Tal como Noam Chomsky, o grande pensador americano, Umberto Eco vivia fascinado com o poder da persuasão e da propaganda. Fascinava-o a construção da Realidade – através de mil técnicas psicológicas e visuais - ditada pelos vencedores, pelos tiranos, pelas ideologias, pelas corporações. Especialmente o poder dos media e das suas relações incestuosas com os círculos de poder económicos e tecnológicos. Como comentador e cronista, este último poder - cada vez mais decadente e mais medíocre - compromete fortemente a democracia, e tudo o que a Humanidade andou a conquistar há cerca de, pelo menos, 300 anos. Não é de espantar, portanto, que este conjunto de ensaios, palestras e crónicas ganhem o título “A Passo de Caranguejo”. Para ficarmos ainda mais deprimidos, este livro já tem 12 anos. Foi publicado no ano de 2007, durante anos esteve esgotado, e agora voltou a estar na moda, graças à editora Gradiva. 12 anos passaram e continua a ser atual. Nada, literalmente nada mudou e, se mudou, foi para pior.
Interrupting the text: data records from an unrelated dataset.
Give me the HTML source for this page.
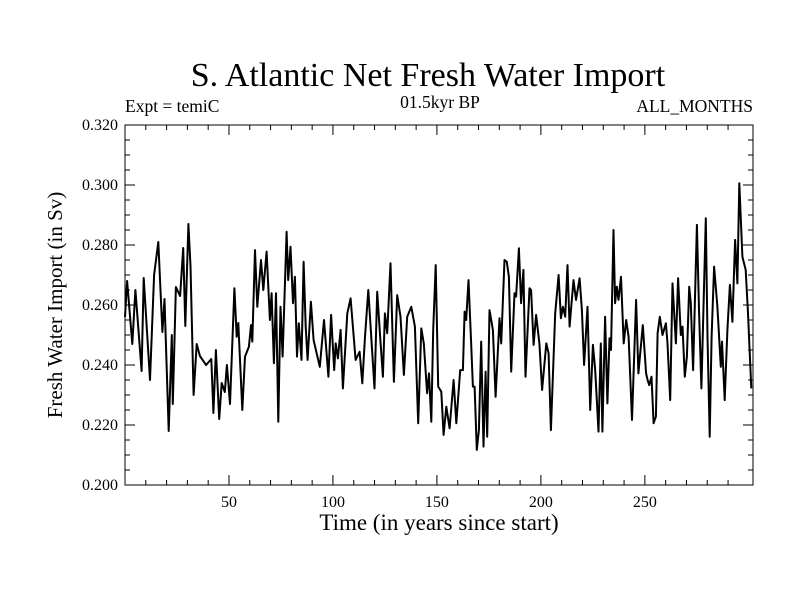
<!DOCTYPE html>
<html><head><meta charset="utf-8"><style>
body{margin:0;background:#fff;}
svg text{font-family:"Liberation Serif",serif;fill:#000;}
</style></head><body>
<svg id="chart" width="800" height="600" xmlns="http://www.w3.org/2000/svg">
<rect width="800" height="600" fill="#fff"/>
<text x="428" y="86" font-size="34" text-anchor="middle">S. Atlantic Net Fresh Water Import</text>
<text x="125" y="112" font-size="17.5">Expt = temiC</text>
<text x="440" y="108" font-size="17.5" text-anchor="middle">01.5kyr BP</text>
<text x="753" y="112" font-size="17.5" text-anchor="end">ALL_MONTHS</text>
<text transform="translate(62,305) rotate(-90)" font-size="21" text-anchor="middle">Fresh Water Import (in Sv)</text>
<text x="439" y="530" font-size="23" text-anchor="middle">Time (in years since start)</text>
<g id="axes"></g>
<path id="series" fill="none" stroke="#000" stroke-width="2" stroke-linejoin="round"/>
<rect x="125" y="125" width="628" height="360" fill="none" stroke="#000" stroke-width="1"/>
</svg>
<script>
const years=[0,1,3.5,5,8,9,12,14,16,18,19,21,22.5,23,24.5,26.5,28,29,30.5,31.5,33,34.5,36,39,41.5,42.5,43.7,45.3,46.5,48,49,
50.5,52.6,53.7,54.5,56.4,57.7,59.6,60.6,61.2,62.5,63.6,65.4,66.5,68.1,69.7,70.5,71.6,72.6,73.7,74.8,75.8,77.7,78.5,79.6,80.8,81.7,82.7,83.6,84.9,85.9,86.9,87.8,89.4,90.7,93.7,95.7,97.8,99.1,
100.6,101.3,102.4,103.7,104.8,106.9,108.5,110.9,112.8,114.1,115.4,117.0,118.1,120.0,121.3,122.9,124.0,125.0,126.1,127.7,129.3,130.9,132.5,134.1,135.7,137.7,139.4,141.0,142.5,143.7,145.3,146.2,147.3,148.2,149.4,
150.6,152.1,153.2,154.5,156.1,158.0,159.3,161.2,162.5,163.3,164.1,165.2,166.2,167.3,168.1,169.2,170.2,171.3,172.4,173.4,174.2,175.3,176.9,178.2,180.1,180.9,182.5,183.6,184.6,185.7,187.3,188.1,189.4,190.5,191.6,192.6,194.5,195.3,196.5,197.7,199.3,200.6,
202.6,203.7,204.8,206.9,208.5,209.6,210.6,211.7,212.8,213.8,215.7,216.9,218.6,219.7,220.8,222.4,223.7,225.0,226.1,227.7,228.8,229.6,230.9,232.0,233.0,233.7,234.9,235.7,236.5,237.3,238.5,239.8,241.0,242.2,243.8,245.8,246.9,249.0,250.6,
251.3,252.1,253.2,254.2,255.3,256.1,257.2,258.5,260.1,260.9,262.2,263.3,264.9,266.0,267.3,268.1,269.2,270.2,271.3,272.1,273.2,275.0,276.1,277.2,279.3,280.1,281.2,282.1,283.3,284.9,286.5,287.1,288.4,289.7,290.9,292.1,293.4,294.5,295.4,296.9,298.5,299.6,301.2];
const values=[.256,.268,.247,.265,.238,.269,.235,.270,.281,.251,.262,.218,.250,.227,.266,.263,.279,.253,.287,.273,.230,.247,.243,.240,.242,.224,.245,.222,.234,.231,.240,
.227,.2656,.2494,.254,.225,.2428,.2461,.2533,.2478,.2783,.2594,.275,.265,.2778,.255,.2639,.2406,.2639,.2211,.2594,.2428,.2844,.2683,.2794,.2606,.2694,.2428,.2539,.2417,.2744,.2528,.2417,.2611,.2483,.2394,.255,.2361,.2567,
.2383,.2472,.2422,.2517,.2322,.2572,.2622,.2417,.2444,.2339,.2494,.2650,.2528,.2322,.2644,.2472,.2361,.2572,.2506,.2739,.2344,.2633,.2561,.2367,.2561,.2594,.2528,.2206,.2522,.2472,.2306,.2372,.2211,.2517,.2733,
.2328,.2311,.2167,.2261,.2189,.235,.2206,.2383,.2383,.2578,.255,.2683,.2517,.2328,.2328,.2117,.2183,.2478,.2128,.2378,.2161,.2583,.2517,.2294,.2556,.2472,.275,.2744,.2694,.2378,.2639,.2628,.2789,.2606,.2717,.2361,.2656,.265,.2467,.2567,.2472,.2317,
.2472,.2439,.2183,.2572,.27,.2556,.2594,.2561,.2733,.2528,.2683,.2617,.2689,.2583,.24,.2594,.225,.2467,.2383,.2178,.2472,.2178,.2561,.2272,.2489,.245,.285,.2606,.2661,.2617,.2694,.2472,.255,.2494,.2217,.2617,.2372,.2533,.2372,
.235,.2333,.2361,.2206,.2228,.2506,.2561,.25,.2539,.2472,.2283,.2672,.2472,.2689,.25,.2528,.2361,.2428,.2661,.2606,.2383,.2867,.2572,.2322,.2889,.2494,.2161,.2494,.2728,.2594,.2394,.2478,.2283,.2517,.2667,.2544,.2817,.2672,.3006,.2761,.2717,.2572,.2322];
const yTicks=[0.200,0.220,0.240,0.260,0.280,0.300,0.320];
const yTickLabels=["0.200","0.220","0.240","0.260","0.280","0.300","0.320"];
const xTicks=[50,100,150,200,250];
const xTickLabels=["50","100","150","200","250"];
const X0=125,X1=753,Y0=485,Y1=125,XMIN=0,XMAX=302,YMIN=0.2,YMAX=0.32;
function sx(v){return X0+(v-XMIN)/(XMAX-XMIN)*(X1-X0);}
function sy(v){return Y0-(v-YMIN)/(YMAX-YMIN)*(Y0-Y1);}
const NS="http://www.w3.org/2000/svg";
const ax=document.getElementById('axes');
function line(x1,y1,x2,y2,name){const l=document.createElementNS(NS,'line');l.setAttribute('x1',x1);l.setAttribute('y1',y1);l.setAttribute('x2',x2);l.setAttribute('y2',y2);l.setAttribute('stroke','#000');l.setAttribute('stroke-width','1');


ax.appendChild(l);}
function text(x,y,s,anchor,name){const t=document.createElementNS(NS,'text');t.setAttribute('x',x);t.setAttribute('y',y);t.setAttribute('font-size','16');t.setAttribute('text-anchor',anchor);t.textContent=s;


ax.appendChild(t);}
yTicks.forEach((v,i)=>{const y=sy(v);line(X0,y,X0+10,y,'y-tick');line(X1,y,X1-10,y,'y-tick-right');text(X0-7,y+5,yTickLabels[i],'end','y-tick-label');});
for(let v=0.205;v<0.32;v+=0.005){if(Math.abs((v*1000)%20)<0.5||Math.abs((v*1000)%20-20)<0.5)continue;const y=sy(v);line(X0,y,X0+5,y,'y-minor-tick');line(X1,y,X1-5,y,'y-minor-tick-right');}
xTicks.forEach((v,i)=>{const x=sx(v);line(x,Y0,x,Y0-10,'x-tick');line(x,Y1,x,Y1+10,'x-tick-top');text(x,Y0+22,xTickLabels[i],'middle','x-tick-label');});
for(let v=10;v<XMAX;v+=10){if(v%50===0)continue;const x=sx(v);line(x,Y0,x,Y0-5,'x-minor-tick');line(x,Y1,x,Y1+5,'x-minor-tick-top');}
let d='';years.forEach((t,i)=>{d+=(i?'L':'M')+sx(t).toFixed(1)+','+sy(values[i]).toFixed(1);});
document.getElementById('series').setAttribute('d',d);
</script>
</body></html>
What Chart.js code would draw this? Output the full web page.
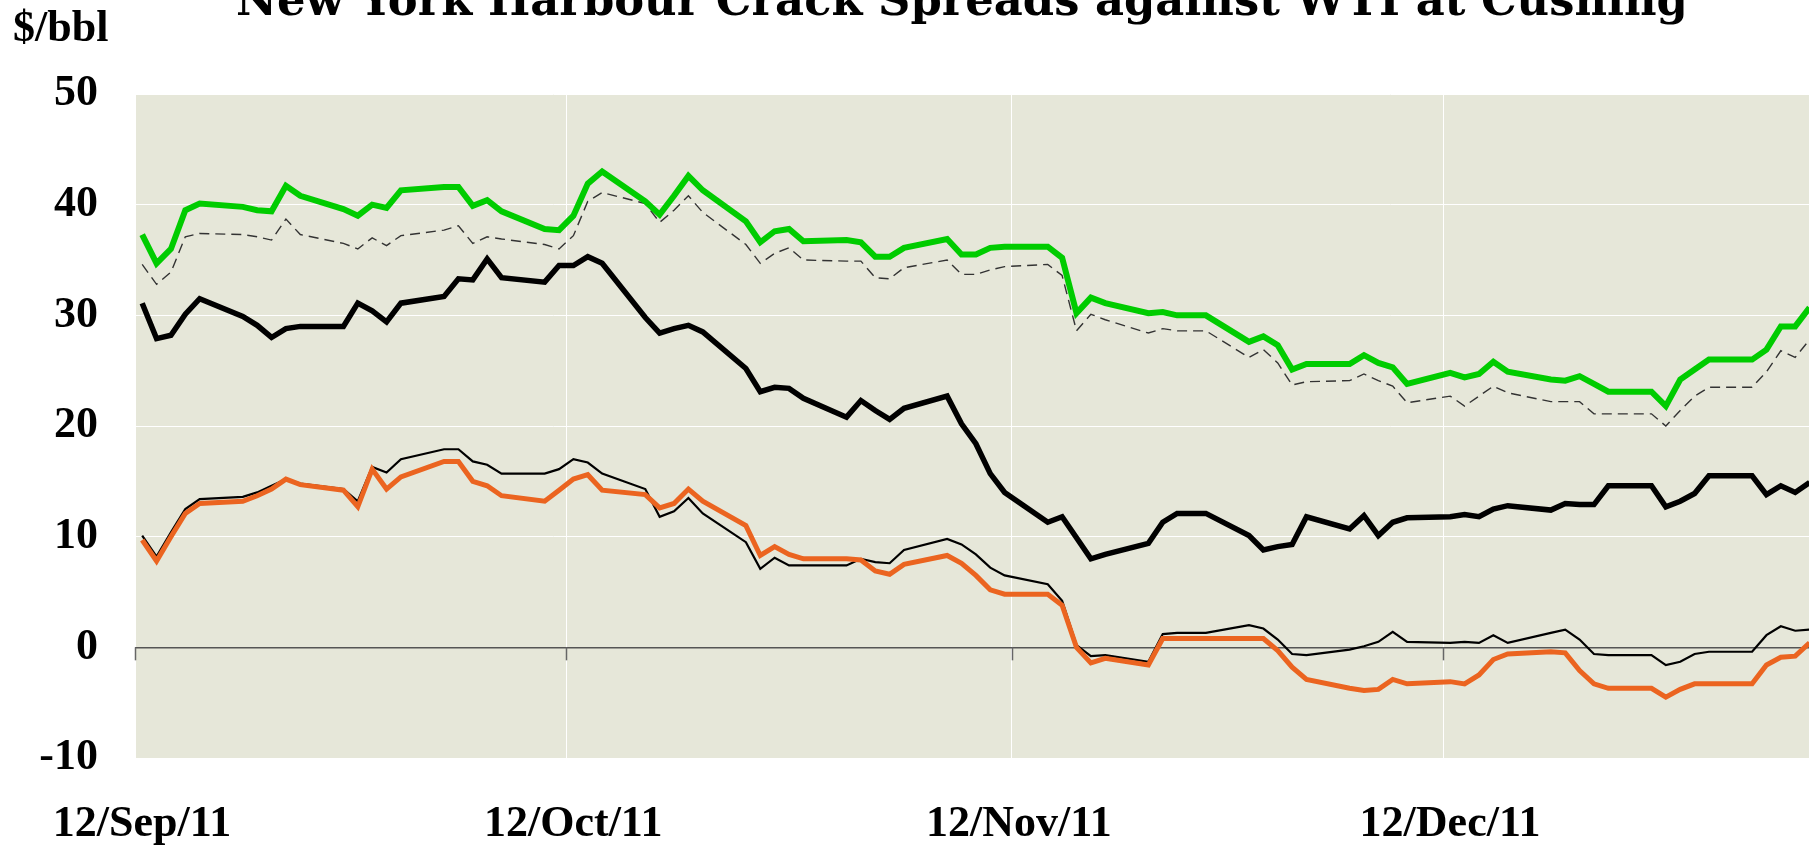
<!DOCTYPE html>
<html lang="en">
<head>
  <meta charset="UTF-8" />
  <title>New York Harbour Crack Spreads against WTI at Cushing</title>
  <script src="https://cdn.jsdelivr.net/npm/chart.js"></script>
  <style>
    html, body {
      margin: 0;
      padding: 0;
      background: #fff;
      overflow: hidden;
    }
    .wrap {
      width: 1809px;
      height: 845px;
    }
  </style>
</head>
<body>
  <div class="wrap"><canvas id="grafico"></canvas></div>

  <script>
    const titleText = "New York Harbour Crack Spreads against WTI at Cushing";
    const unitText = "$/bbl";

    // trading days shown on the chart
    const dates = [
      '2011-09-12','2011-09-13','2011-09-14','2011-09-15','2011-09-16',
      '2011-09-19','2011-09-20','2011-09-21','2011-09-22','2011-09-23',
      '2011-09-26','2011-09-27','2011-09-28','2011-09-29','2011-09-30',
      '2011-10-03','2011-10-04','2011-10-05','2011-10-06','2011-10-07',
      '2011-10-10','2011-10-11','2011-10-12','2011-10-13','2011-10-14',
      '2011-10-17','2011-10-18','2011-10-19','2011-10-20','2011-10-21',
      '2011-10-24','2011-10-25','2011-10-26','2011-10-27','2011-10-28',
      '2011-10-31','2011-11-01','2011-11-02','2011-11-03','2011-11-04',
      '2011-11-07','2011-11-08','2011-11-09','2011-11-10','2011-11-11',
      '2011-11-14','2011-11-15','2011-11-16','2011-11-17','2011-11-18',
      '2011-11-21','2011-11-22','2011-11-23','2011-11-24','2011-11-25',
      '2011-11-28','2011-11-29','2011-11-30','2011-12-01','2011-12-02',
      '2011-12-05','2011-12-06','2011-12-07','2011-12-08','2011-12-09',
      '2011-12-12','2011-12-13','2011-12-14','2011-12-15','2011-12-16',
      '2011-12-19','2011-12-20','2011-12-21','2011-12-22','2011-12-23',
      '2011-12-26','2011-12-27','2011-12-28','2011-12-29','2011-12-30',
      '2012-01-02','2012-01-03','2012-01-04','2012-01-05','2012-01-06'
    ];

    const spreadGreen = [
      37.3,34.7,36.0,39.5,40.1, 39.8,39.5,39.4,41.7,40.8, 39.6,39.0,40.0,39.7,41.3,
      41.6,41.6,39.9,40.4,39.4, 37.8,37.7,39.0,41.9,43.0, 40.3,39.1,40.8,42.6,41.3,
      38.5,36.6,37.6,37.8,36.7, 36.8,36.6,35.3,35.3,36.1, 36.9,35.5,35.5,36.1,36.2,
      36.2,35.2,30.2,31.6,31.1, 30.2,30.3,30.0,30.0,30.0, 27.6,28.1,27.3,25.1,25.6,
      25.6,26.4,25.7,25.3,23.8, 24.8,24.4,24.7,25.8,24.9, 24.2,24.1,24.5,23.8,23.1,
      23.1,21.8,24.2,25.1,26.0, 26.0,26.9,29.0,29.0,30.7
    ];

    const spreadDashed = [
      34.6,32.8,33.9,37.1,37.4, 37.3,37.1,36.8,38.7,37.3, 36.5,36.0,37.0,36.3,37.2,
      37.7,38.1,36.5,37.1,36.9, 36.4,36.0,37.2,40.3,41.1, 40.1,38.4,39.5,40.8,39.3,
      36.4,34.7,35.6,36.1,35.0, 34.9,34.9,33.4,33.3,34.3, 35.0,33.7,33.7,34.1,34.4,
      34.6,33.6,28.6,30.1,29.6, 28.4,28.8,28.6,28.6,28.6, 26.2,26.9,25.7,23.7,24.0,
      24.1,24.7,24.1,23.6,22.1, 22.7,21.8,22.7,23.6,23.0, 22.2,22.2,22.2,21.1,21.1,
      21.1,20.0,21.4,22.7,23.5, 23.5,24.9,26.8,26.2,27.8
    ];

    const spreadBlackThick = [
      31.1,27.9,28.2,30.1,31.5, 29.9,29.1,28.0,28.8,29.0, 29.0,31.1,30.4,29.4,31.1,
      31.7,33.3,33.2,35.1,33.4, 33.0,34.5,34.5,35.3,34.7, 29.8,28.4,28.8,29.1,28.5,
      25.2,23.1,23.5,23.4,22.5, 20.8,22.3,21.4,20.6,21.6, 22.7,20.2,18.4,15.7,14.0,
      11.3,11.8,9.9,8.0,8.4, 9.4,11.3,12.1,12.1,12.1, 10.1,8.8,9.1,9.3,11.8,
      10.7,11.9,10.1,11.3,11.7, 11.8,12.0,11.8,12.5,12.8, 12.4,13.0,12.9,12.9,14.6,
      14.6,12.7,13.2,13.9,15.5, 15.5,13.8,14.6,14.0,14.9
    ];

    const spreadBlackThin = [
      10.1,8.2,10.4,12.5,13.4, 13.6,14.0,14.6,15.2,14.8, 14.3,13.2,16.3,15.8,17.0,
      17.9,17.9,16.8,16.5,15.7, 15.7,16.1,17.0,16.7,15.7, 14.3,11.8,12.3,13.5,12.1,
      9.5,7.1,8.1,7.4,7.4, 7.4,8.0,7.7,7.6,8.8, 9.8,9.3,8.4,7.2,6.5,
      5.7,4.2,0.2,-0.8,-0.7, -1.3,1.2,1.3,1.3,1.3, 2.0,1.7,0.7,-0.6,-0.7,
      -0.2,0.1,0.5,1.4,0.5, 0.4,0.5,0.4,1.1,0.4, 1.3,1.6,0.7,-0.6,-0.7,
      -0.7,-1.6,-1.3,-0.6,-0.4, -0.4,1.1,1.9,1.5,1.6
    ];

    const spreadOrange = [
      9.7,7.8,10.0,12.1,13.0, 13.2,13.7,14.3,15.2,14.7, 14.2,12.7,16.1,14.3,15.4,
      16.8,16.8,15.0,14.6,13.7, 13.2,14.2,15.2,15.6,14.2, 13.8,12.6,13.0,14.3,13.2,
      11.0,8.3,9.1,8.4,8.0, 8.0,7.9,6.9,6.6,7.5, 8.3,7.6,6.5,5.2,4.8,
      4.8,3.8,0.0,-1.4,-1.0, -1.6,0.8,0.8,0.8,0.8, 0.8,0.8,-0.3,-1.8,-2.9,
      -3.7,-3.9,-3.8,-2.9,-3.3, -3.1,-3.3,-2.5,-1.1,-0.6, -0.4,-0.5,-2.1,-3.3,-3.7,
      -3.7,-4.5,-3.8,-3.3,-3.3, -3.3,-1.6,-0.9,-0.8,0.4
    ];

    const tickDates = ['2011-09-12', '2011-10-12', '2011-11-12', '2011-12-12'];
    const tickLabels = ['12/Sep/11', '12/Oct/11', '12/Nov/11', '12/Dec/11'];
    const yMin = -10, yMax = 50, yStep = 10;
    const xEnd = 116.46; // days after 12/Sep/11 at the right edge of the plot

    const start = Date.UTC(2011, 8, 12);
    const dayOf = s => (Date.parse(s) - start) / 86400000;
    // each trading day is plotted at midday
    const toPoints = vals => dates.map((d, i) => ({ x: dayOf(d) + 0.5, y: vals[i] }));
    const tickDays = tickDates.map(dayOf);

    const decor = {
      id: 'decor',
      beforeDraw(chart) {
        const { ctx, chartArea: a } = chart;
        ctx.save();
        ctx.fillStyle = '#e6e7d9';
        ctx.fillRect(a.left, a.top, a.right - a.left, a.bottom - a.top);
        ctx.restore();
      },
      beforeDatasetsDraw(chart) {
        // small tick marks hanging under the zero line
        const { ctx, scales } = chart;
        const y0 = scales.y.getPixelForValue(0);
        ctx.save();
        ctx.strokeStyle = '#666';
        ctx.lineWidth = 1.5;
        tickDays.forEach(d => {
          const x = Math.round(scales.x.getPixelForValue(d)) + 0.5;
          ctx.beginPath();
          ctx.moveTo(x, y0);
          ctx.lineTo(x, y0 + 13);
          ctx.stroke();
        });
        ctx.restore();
      },
      afterDraw(chart) {
        const { ctx } = chart;
        ctx.save();
        ctx.fillStyle = '#000';
        ctx.textBaseline = 'alphabetic';

        ctx.font = 'bold 48px "DejaVu Serif"';
        const size = 48 * 1452 / ctx.measureText(titleText).width;
        ctx.font = 'bold ' + size.toFixed(1) + 'px "DejaVu Serif"';
        ctx.textAlign = 'center';
        ctx.fillText(titleText, 962, 15);

        ctx.font = 'bold 44px "Liberation Serif"';
        ctx.textAlign = 'left';
        ctx.fillText(unitText, 13, 41);
        ctx.restore();
      }
    };

    const tickFont = { family: '"Liberation Serif"', size: 44, weight: 'bold' };

    new Chart(document.getElementById('grafico'), {
      type: 'line',
      data: {
        datasets: [
          { label: 'Green', data: toPoints(spreadGreen), borderColor: '#00cc00', borderWidth: 6 },
          { label: 'Black thick', data: toPoints(spreadBlackThick), borderColor: '#000', borderWidth: 5.5 },
          { label: 'Orange', data: toPoints(spreadOrange), borderColor: '#eb6420', borderWidth: 5 },
          { label: 'Black thin', data: toPoints(spreadBlackThin), borderColor: '#000', borderWidth: 2.2 },
          { label: 'Dashed', data: toPoints(spreadDashed), borderColor: '#333', borderWidth: 1.4, borderDash: [10, 6] }
        ]
      },
      options: {
        responsive: true,
        maintainAspectRatio: false,
        animation: false,
        devicePixelRatio: 1,
        layout: { padding: { top: 94, left: 0, right: 0, bottom: 0 } },
        elements: {
          point: { radius: 0 },
          line: { tension: 0, fill: false }
        },
        plugins: {
          legend: { display: false },
          tooltip: { enabled: false },
          title: { display: false }
        },
        scales: {
          x: {
            type: 'linear',
            min: 0,
            max: xEnd,
            afterBuildTicks: s => { s.ticks = tickDays.map(v => ({ value: v })); },
            afterFit: s => { s.height = 87; s.paddingLeft = 0; s.paddingRight = 0; },
            border: { display: false },
            grid: { color: '#fff', lineWidth: 1, drawTicks: false },
            ticks: {
              font: tickFont,
              color: '#000',
              padding: 40,
              labelOffset: 7,
              maxRotation: 0,
              autoSkip: false,
              callback: (v, i) => tickLabels[i]
            }
          },
          y: {
            min: yMin,
            max: yMax,
            afterFit: s => { s.width = 135; s.paddingTop = 0; s.paddingBottom = 0; },
            border: { display: false },
            grid: {
              drawTicks: false,
              color: c => (c.tick && c.tick.value === 0) ? '#555' : '#fff',
              lineWidth: c => (c.tick && c.tick.value === 0) ? 1.5 : 1
            },
            ticks: {
              stepSize: yStep,
              font: tickFont,
              color: '#000',
              padding: 37
            }
          }
        }
      },
      plugins: [decor]
    });
  </script>
</body>
</html>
Não houve nada que não fosse do interesse de Umberto Eco: fala de Harry Potter e do choque cultural que este livro provocou; fala da Ciência, que é hoje vista como sendo uma espécie de “magia branca” ou “milagre”, e não um processo longo e calculado que nos leva a uma descoberta ou a um tratamento; fala do choque cultural entre muçulmanos e ocidentais; fala do politicamente correto e dos novos fascistas; fala das ideologias e do desprezo pelo senso comum; fala de um mundo onde já não há pais que entrem em choque com os filhos; fala da perda da privacidade, do antissemitismo popular e do antissemitismo intelectual; and so on and so on.
Parece um velhinho depressivo, que só diz coisas negativas do futuro da Humanidade. Não podíamos estar mais errados: o olhar deste escritor é vibrante e sábio, mas não pessimista. Num dos seus ensaios “Um sonho”, Eco fala de um mundo pós-global em ruínas. Não há um cenário Mad max, muito pelo contrário: os humanos redescobrem a simplicidade da vida, dos livros, dos animais soltos e gordinhos, das danças no adro da igreja, das orquestras de flautas, da simplicidade perfeita de um pombo-correio ou de uma antena de rádio. Umberto Eco é crítico em relação ao presente, não em relação ao futuro. Nota-se claramente que ele não tem muita fé neste “admirável mundo novo”. No entanto, é um tolerante que observa a humanidade, deixando-a respirar e seguir o seu caminho, e tenta sempre compreendê-la. Está aqui para aconselhar e alertar, mas mais não pode fazer. Nem deve fazer!
Afinal, ele próprio afirmou num congresso, Os intelectuais não resolvem crises, os intelectuais criam-nas.